Charles ‘Jack’ Henry George Howard, GC, 20th Earl of Suffolk & Berkshire, born into the noble formidable House of Howard, possessed extraordinary courage. He was the progeny of an English aristocrat and the daughter of Levi Z Leiter, a Jewish-American millionaire who owned half of Chicago. Jack became an earl at the age of eleven after his father died in WWI in Mesopotamia. 

The foundations of Jack's life consisted of a rich experience gained, briefly, in the Scots Guards, as a cadet on theMount Stewart at the age of seventeen, as a farmer and lumberman in Australia, as a student at the University of Edinburgh where he achieved a first for the university: a first class honours degree in Pharmacology, and as an Earl speaking in the House of Lords on the Cancer Bill.

At thirty-four, Jack’s courageous spirit led him to execute a daring mission for the British government in 1940 in Paris. Under the noses of the advancing Germans he snatched top French scientists, millions of pounds worth of diamonds, armaments, heavy water (the only kind in the world), and secret documents. His trip back to England from Bordeaux was fraught with danger in mine and submarine infested waters. His mission remained Top Secret throughout the war years and beyond, even to his closest family. His adventure in Paris earned him the nickname of ‘Mad Jack’.

His next chosen mission was again of prime importance and extremely dangerous, a secret more closely guarded than radar.
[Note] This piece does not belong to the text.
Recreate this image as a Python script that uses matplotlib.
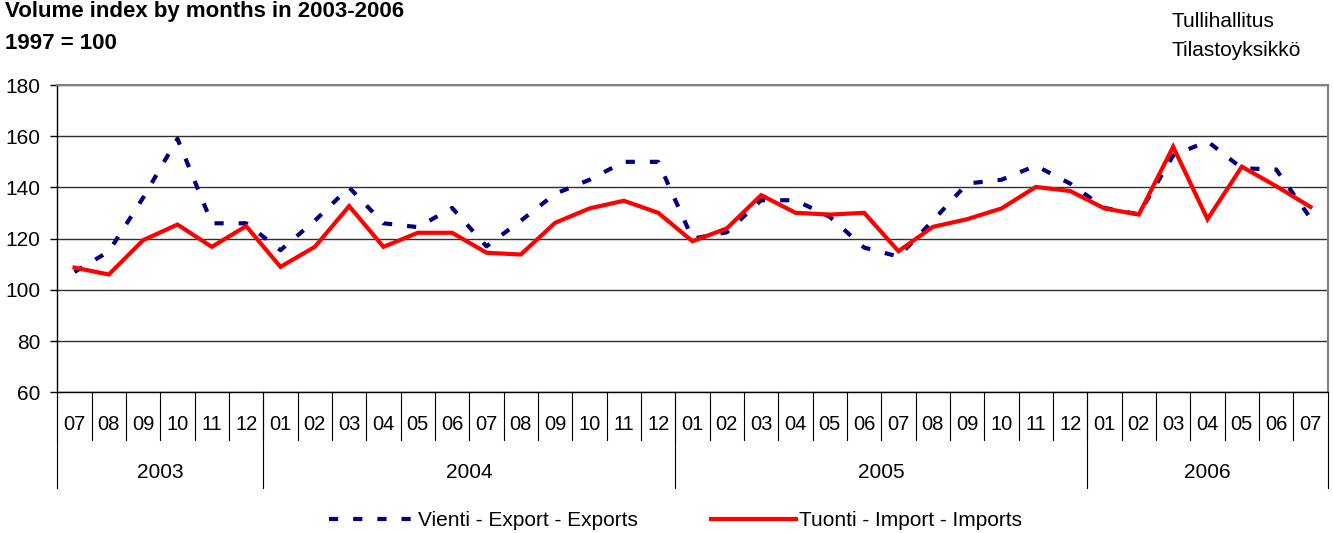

He began working in bomb disposal in close proximity with his secretary Beryl, and Fred his chauffeur and became widely known as ‘The Holy Trinity’. Whenever an unexploded bomb was reported, it was quickly brought to the Earl’s attention, especially if it was tricky. Thirty four bombs were successfully defuzed by The Holy Trinity and their loyal team of Royal Engineers. His experiments led to the development of a cutting tool used to remove the Zus 40 anti-withdrawal device that plagued bomb disposal officers during the 1940s and beyond. The thirty-fifth bomb blew them up. Jack had just turned thirty-five. He was often heard to say: “You can’t play puss-puss with a bomb. You’ve got to be tough with it; otherwise the devil will trick you.”

The Holy Trinity were the only World War II civilian casualties working in Bomb Disposal. King George VI in 1941 awarded the 20th Earl the George Cross for his work for his country. Beryl and Fred received Commendations for Brave Conduct.

John Masefield, the Poet Laureate, wrote of Jack: “…The beauty of a splendid man abides."